29 Jan 2013 12:19
Tags databases mysql
Recently came across a requirement where I had to change the character set of all the databases that were hosted in our MySQL instance(s). Its very common for people to start using the defaults of MySQL till the point they realize they are unable to insert any UTF8 chars and that they need to convert the existing tables from latin1 to UTF8. Because of my newness to databases I really didn't know what to do and how to do it, so started to search the web for it. After a few other useful posts I found this from Ryan Lowe on Percona Blog. That blog post explains different methods for converting the character set & why some might not be the preferred ones. It also has a script that Ryan wrote to convert all tables to a given character set for a given database using the "alter modify" (you can read about the benefits of this approach in the same blog post) approach, which I found pretty useful. So, I sourced and started to use it. I got hit by two problems:
- Foreign Keys restrict referred tables from being renamed, hence they are not converted.
- From the original script's todo list it seems Ryan had plans to handle this.
- As we use InnoDB, Primary and Unique key constraints can't have a column which is more than 255 chars long.
- It seems in MySQL 5.1 (not sure about the other versions) one can't have a key more than 767 bytes long when using InnoDB storage engine. So, 256 * 3 (no. of bytes MySQL uses to store UTF8 chars) = 768 won't work.
- One would see an error like "Specified key was too long; max key length is 767 bytes"
To solve the first problem I modified the script (attached) to do the following:
- Discover Foreign Key constraints at runtime.
- Remove discovered Foreign Key constraints before converting table.
- Add all discovered Foreign Key constraints back after converting all the tables.
- Converting all the tables before adding the FK constraints back is a must because otherwise referred and referring columns' data types might not match and FK addition may fail.
Note: The modified script removed forking children because the parent process was anyways 'wait'ing on children inside the loop, hence not parallelising things. It shouldn't be hard to add forking though.
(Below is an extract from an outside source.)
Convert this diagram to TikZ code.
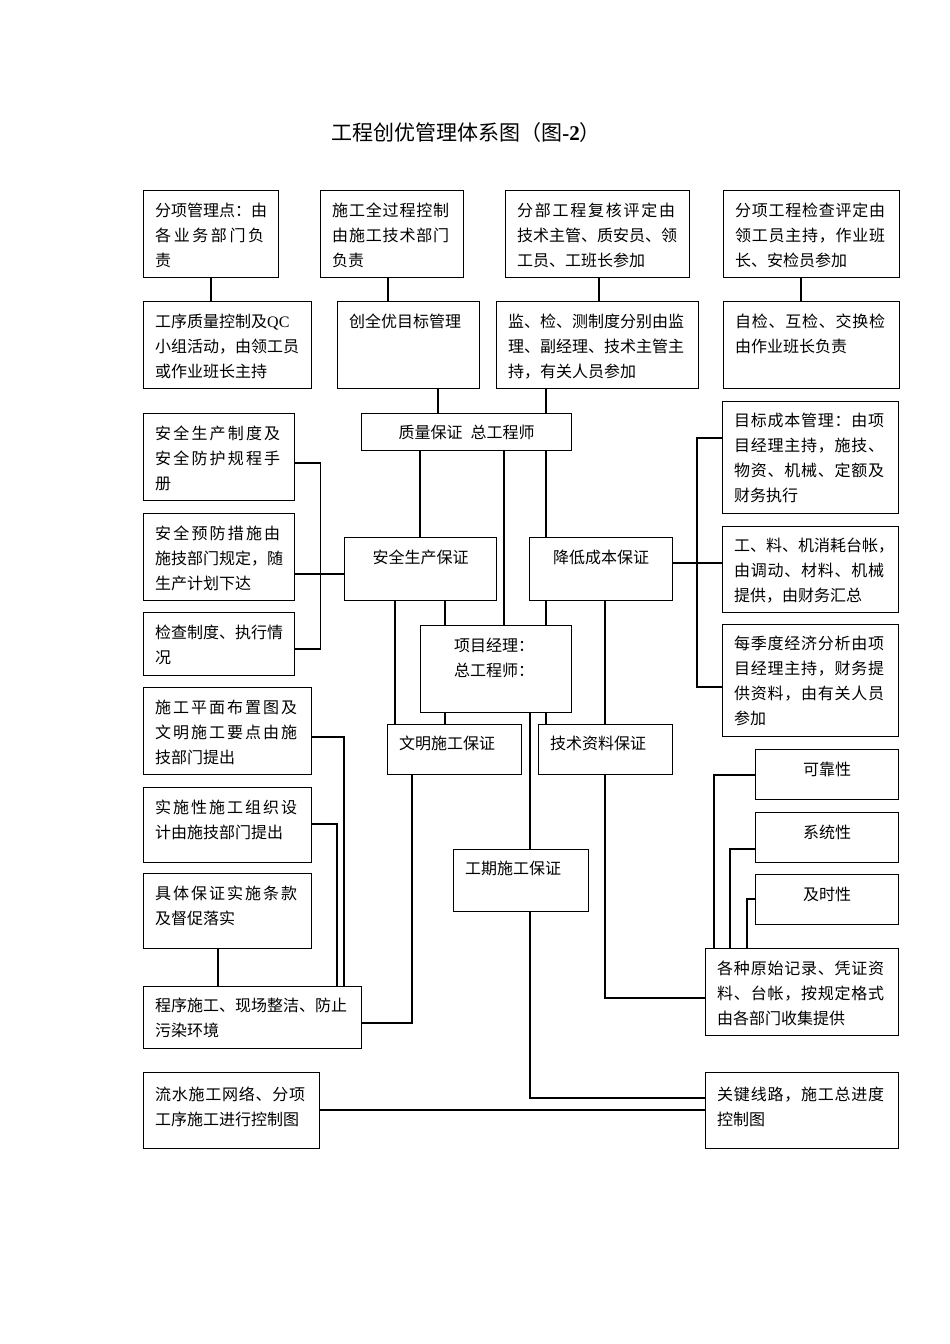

And AFAIK there are quite a few solutions to the second problem:
- Simplest & probably the cleanest one is to reduce the column size if you can.
- Other one is to use partial content of the column for constraints in question. The validity and effectiveness of this solution depends on several factors including:
- Column content
- Use cases for the column/key in question
- It turns out MySQL version 5.5.14 has introduced a new configuration param called "innodb_large_prefix" which increases this limit to 3072 bytes but one has to use either COMPRESSED or DYNAMIC row format for that to work. Read here for details on both the row formats.
We chose the first one as we found that it was simply the best solution in our case because reducing the column size in our case wouldn't require too many changes on the application side.